Renewable diesel also yields far less carbon dioxide and other greenhouse gases that drive climate change.

Destructive wildfire seasons inspired Titan’s shift to renewable diesel a year ago, after a fire devastated Phoenix, Oregon, five miles from one of the firm’s terminals. “Doing nothing is not a course of action,” is how Titan’s owner Keith Wilson described his visceral response.

Wilson knew climate change was stoking Cascadia’s fires, and that diesel vehicles produce over a third of Oregon’s transportation-related greenhouse gas emissions. Biofuels cut Titan’s petroleum diesel consumption by 93% and cut its carbon footprint by over two-thirds.

Switching wasn’t a sacrifice. Wilson gets renewable diesel at the same price. And the cleaner burn reduces maintenance costs, so he figures he’s saving about 2 cents a mile - over $20,000 a year.

Titan’s move is part of a Pacific coast wave driven by clean-fuels standards enacted in California, Oregon and British Columbia. Their mandates and fees provide a $1 to $2 per gallon subsidy to renewable diesel and other low-carbon fuels.

Washington state looks to be next. The state’s House and Senate both approved a comparable program this spring and were reconciling their bills as InvestigateWest published this report.

To decarbonize, Cascadia will need an even stronger clean-fuels push. Recent research guiding finds that switching to battery-powered vehicles is the cheapest long-term solution to eliminate use of fossil fuels by 2050.

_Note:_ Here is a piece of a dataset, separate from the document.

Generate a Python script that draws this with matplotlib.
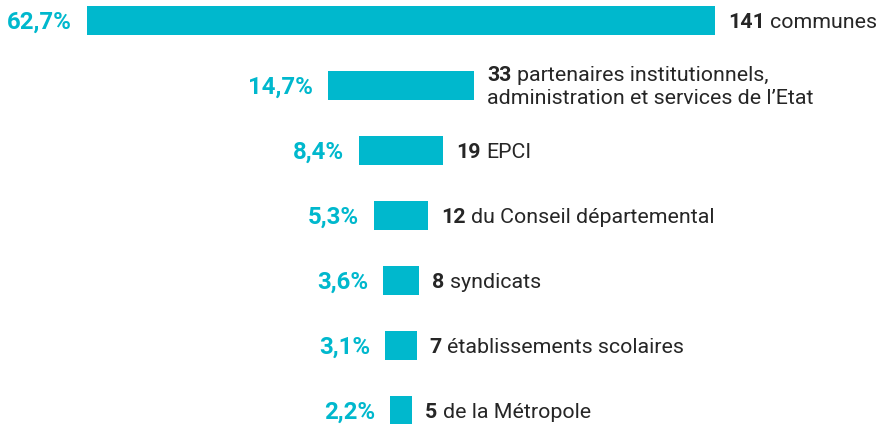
import matplotlib

matplotlib.use("Agg")

import matplotlib.pyplot as plt

counts = [141, 33, 19, 12, 8, 7, 5]
shares = ["62,7%", "14,7%", "8,4%", "5,3%", "3,6%", "3,1%", "2,2%"]
labels = [
    "communes",
    "partenaires institutionnels,\nadministration et services de l\u2019Etat",
    "EPCI",
    "du Conseil départemental",
    "syndicats",
    "établissements scolaires",
    "de la Métropole",
]

CYAN = "#00b8cd"
DARK = "#262626"
PX = 72 / 100  # points per pixel at dpi 100

plt.rcParams["font.family"] = ["Roboto", "DejaVu Sans"]

fig = plt.figure(figsize=(8.88, 4.24), dpi=100)
ax = fig.add_axes([0, 0, 1, 1])

rows = list(range(len(counts)))
lefts = [-c / 2 for c in counts]
ax.barh(rows, counts, left=lefts, height=0.446, color=CYAN)

pct_size = 17.3
lab_size = 15.4
for i, (c, pct, lab) in enumerate(zip(counts, shares, labels)):
    ax.annotate(pct, xy=(-c / 2, i), xytext=(-15 * PX, -0.355 * pct_size),
                textcoords="offset points", ha="right", va="baseline",
                fontsize=pct_size, fontweight="bold", color=CYAN)

    lines = lab.split("\n")
    # baseline shift so the text block is centred on the bar
    if len(lines) == 1:
        dy = -0.355 * lab_size
    else:
        dy = 4.5 * PX
    num = ax.annotate(str(c), xy=(c / 2, i), xytext=(13 * PX, dy),
                      textcoords="offset points", ha="left", va="baseline",
                      fontsize=lab_size, fontweight="bold", color=DARK)
    ax.annotate(lines[0], xy=(1, 0), xycoords=num, xytext=(4, 0),
                textcoords="offset points", ha="left", va="bottom",
                fontsize=lab_size, color=DARK)
    for k, extra in enumerate(lines[1:], start=1):
        ax.annotate(extra, xy=(0, 0), xycoords=num, xytext=(0, -23 * PX * k),
                    textcoords="offset points", ha="left", va="bottom",
                    fontsize=lab_size, color=DARK)

scale = 628 / 141  # pixels per unit
ax.set_xlim(-401 / scale, (888 - 401) / scale)
ax.set_ylim((424 - 20.5) / 65, -20.5 / 65)
ax.axis("off")

fig.savefig("out.png", dpi=100)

Electrification can do it all for cars, energy planners say, edging out most conventional car sales within a decade. However, electrification of fuel-thirsty heavy vehicles could take decades longer, and Washington, Oregon and British Columbia need to significantly trim carbon emissions by 2030. This makes cleaner fuels crucial.

For Washington to achieve a 45% reduction in greenhouse gas emissions by 2030, it needs to electrify vehicles as rapidly as possible and meet over a third of the remaining fuel demand with low-carbon alternatives to petroleum, according to recent research for the state. That translates to over 1.7 billion gallons of clean fuels in 2030.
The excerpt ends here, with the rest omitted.